In any action for breach of contract to deliver specific or ascertained goods the court may, if it thinks fit, on the application of the plaintiff, by its judgment or decree direct that the contract shall be performed specifically, without giving the defendant the option of retaining the goods on payment of damages. The judgment or decree may be unconditional, or upon such terms and conditions as to damages, payment of the price, and otherwise, as to the court may seem just.
The application by the plaintiff may be made at any time before judgment or decree. [P.L. 1986-31, §52.]

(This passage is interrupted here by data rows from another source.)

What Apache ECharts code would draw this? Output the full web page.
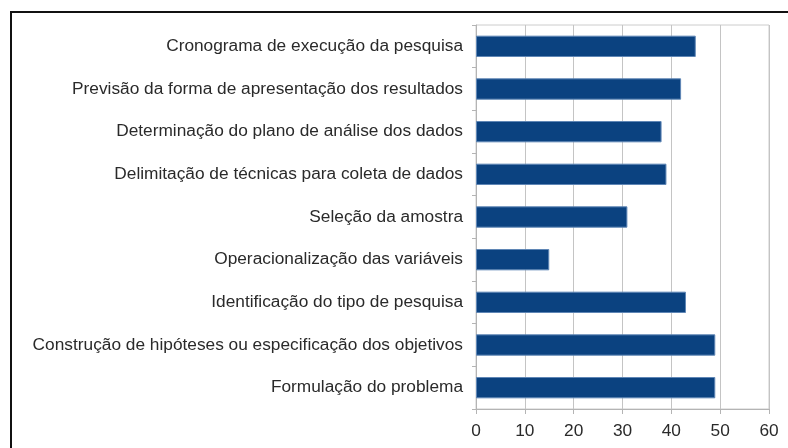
<!DOCTYPE html>
<html><head><meta charset="utf-8">
<script src="https://cdn.jsdelivr.net/npm/echarts@6/dist/echarts.min.js"></script>
<style>
html,body{margin:0;padding:0;background:#fff;overflow:hidden}
#c{position:absolute;left:0;top:0;width:788px;height:448px}
#frame{position:absolute;left:10px;top:11px;width:800px;height:460px;border:2px solid #111;box-sizing:border-box;pointer-events:none}
</style></head>
<body>
<div id="c"></div>
<div id="frame"></div>
<script>
const categories = [
  "Cronograma de execução da pesquisa",
  "Previsão da forma de apresentação dos resultados",
  "Determinação do plano de análise dos dados",
  "Delimitação de técnicas para coleta de dados",
  "Seleção da amostra",
  "Operacionalização das variáveis",
  "Identificação do tipo de pesquisa",
  "Construção de hipóteses ou especificação dos objetivos",
  "Formulação do problema"
];
const values = [45, 42, 38, 39, 31, 15, 43, 49, 49];
const xTicks = [0, 10, 20, 30, 40, 50, 60];

const chart = echarts.init(document.getElementById('c'), null, {renderer: 'canvas'});
chart.setOption({
  animation: false,
  backgroundColor: '#fff',
  grid: {left: 476, right: 19, top: 25, bottom: 39, show: true, borderColor: '#cccccc', borderWidth: 1},
  xAxis: {
    type: 'value', min: xTicks[0], max: xTicks[xTicks.length - 1], interval: 10,
    axisLine: {show: true, lineStyle: {color: '#b4b4b4', width: 1}},
    axisTick: {show: true, length: 5, lineStyle: {color: '#b4b4b4'}},
    splitLine: {show: true, lineStyle: {color: '#c4c4c4', width: 1}},
    axisLabel: {color: '#2a2a2a', fontFamily: 'Liberation Sans', fontSize: 17.3, margin: 14}
  },
  yAxis: {
    type: 'category', data: categories, inverse: true,
    axisLine: {show: true, lineStyle: {color: '#b4b4b4', width: 1}},
    axisTick: {show: true, length: 4, lineStyle: {color: '#b4b4b4'}},
    axisLabel: {color: '#2a2a2a', fontFamily: 'Liberation Sans', fontSize: 17.3, margin: 13}
  },
  series: [{
    type: 'bar', data: values, barWidth: '50%',
    itemStyle: {color: '#0b4280', borderColor: '#5f86b5', borderWidth: 1}
  }]
});
</script>
</body></html>
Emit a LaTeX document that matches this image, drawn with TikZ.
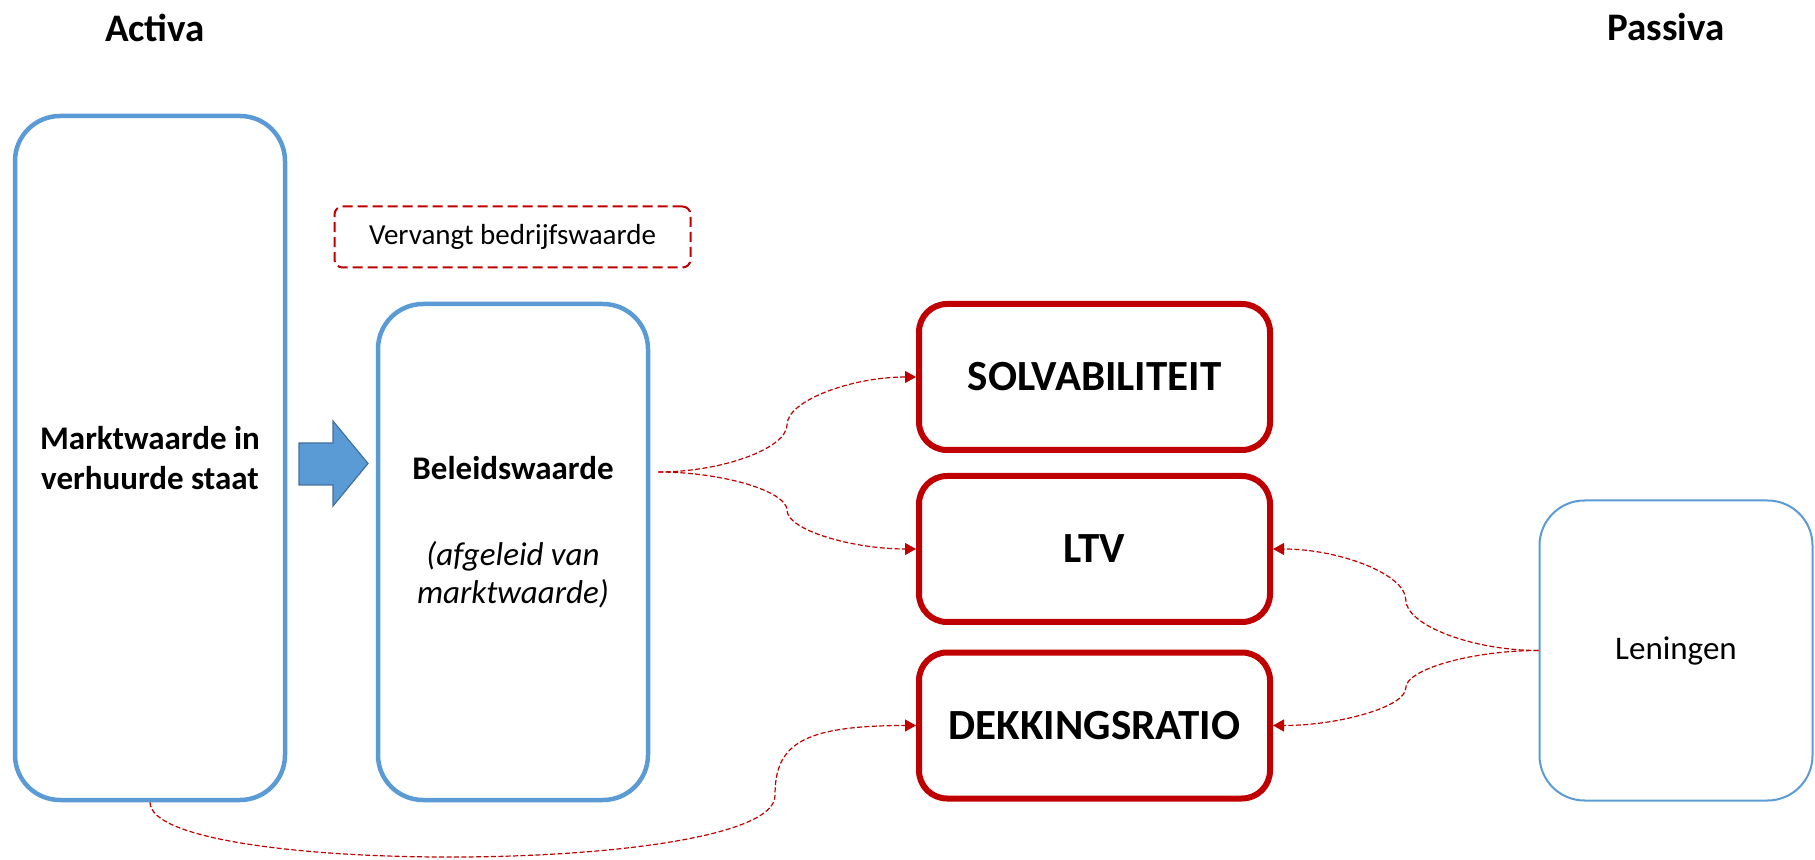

§153. Remedy for breach of warranty.


(1) Where there is a breach of warranty by the seller, or where the buyer elects, or is compelled to treat any breach of a condition on the part of the seller as a breach of warranty, the buyer is not by reason only of such breach of warranty entitled to reject the goods, but he may:


(a) setup against the seller the breach of warranty in diminution or satisfaction of the price; or


(b) maintain an action against the seller for damages for the breach of warranty.


(2) The measure of damages for breach of warranty is the estimated loss directly and naturally resulting, in the ordinary course of events, from the breach of warranty.


(3) In the case of breach of warranty of quality, such loss is prima facie the difference between the value of the goods at the time of delivery to the buyer and the value they would have had if they had answered to the warranty.


(4) The fact that the buyer had set up the breach of warranty in diminution or satisfaction of the price does not prevent the buyer from maintaining an action for the same breach of warranty if the buyer has suffered further damage. [P.L. 1986-31, §53.]


§154. Interest and special damages.


Nothing in this Chapter shall affect the right of the buyer or the seller to recover interest or special damages in any case where bylaw, interest or special damages may be recoverable, or to recover money paid where the consideration for the payment has failed. [P. L. 1986-31, §54.]


PART VII- SUPPLEMENTARY


§155. Exclusion of implied terms and conditions.
Where any right, duty or liability would arise under a contract of sale by implication of law, it may be negated or varied by express agreement or by the course of dealing between the parties, or by usage if the usage be such as to bind both parties to the contract. [P.L. 1986-31, §55.]


§156. Reasonable time a question of fact.


Where by this Chapter any reference is made to a reasonable time, the question of what is a reasonable time is a question of fact. [P.L. 1986-31, §56.]


  1. Rights, etc., enforceable by action.

Where any right, duty, or liability is declared by this Chapter, it may, unless otherwise provided by this Chapter, be enforced by action. [P.L. 1986-31, §57.]


  1. Auction sales.

(1) Where goods are put up for sale by auction in lots, each lot is prima facie deemed to be the subject of a separate contract of sale.


(2) A sale by auction is complete when the auctioneer announces its completion by the fall of the hammer or in other customary manner. Until such announcement is made any bidder may retract his bid.


(3) Where a sale by auction is not notified to be subject to a right to bid on behalf of the seller, it shall not be lawful for the seller to bid or to employ any person to bid at such sale on the seller's behalf or for the auctioneer knowingly to take any bid from the seller or any such person. Any sale contravening this rule may be treated as fraudulent by the buyer.


(4) A sale by auction may be notified to be subject to a reserved or upset price, and a right to bid may also be reserved expressly by or on behalf of the seller.


(5) Where a right to bid is expressly reserved, but not otherwise, the seller, or any one person on his behalf, may bid at the auction. [P.L. 1986-31, §58.]


§159. Savings.


(1) The rules in insolvency relating to contracts of sale shall continue to apply notwithstanding anything contained in this Chapter .


(2) The rules of common law, including the law merchant, save insofar as they are not inconsistent with the express provisions of this Chapter, and in particular the rules relating to the law of principal and agent and the effect of fraud, misrepresentation, duress or coercion, mistake, or other invalidating cause, shall apply to contracts for the sale of goods.


(3) The provisions of this Chapter relating to contracts of sale do not apply to any transaction in the form of a contract of sale which is intended to operate by way of mortgage, pledge, charge, or other security.


(4) Nothing in this Chapter shall prejudice or affect the landlord's right of hypothecation or lien for rent. [P.L 1986-31, §59.]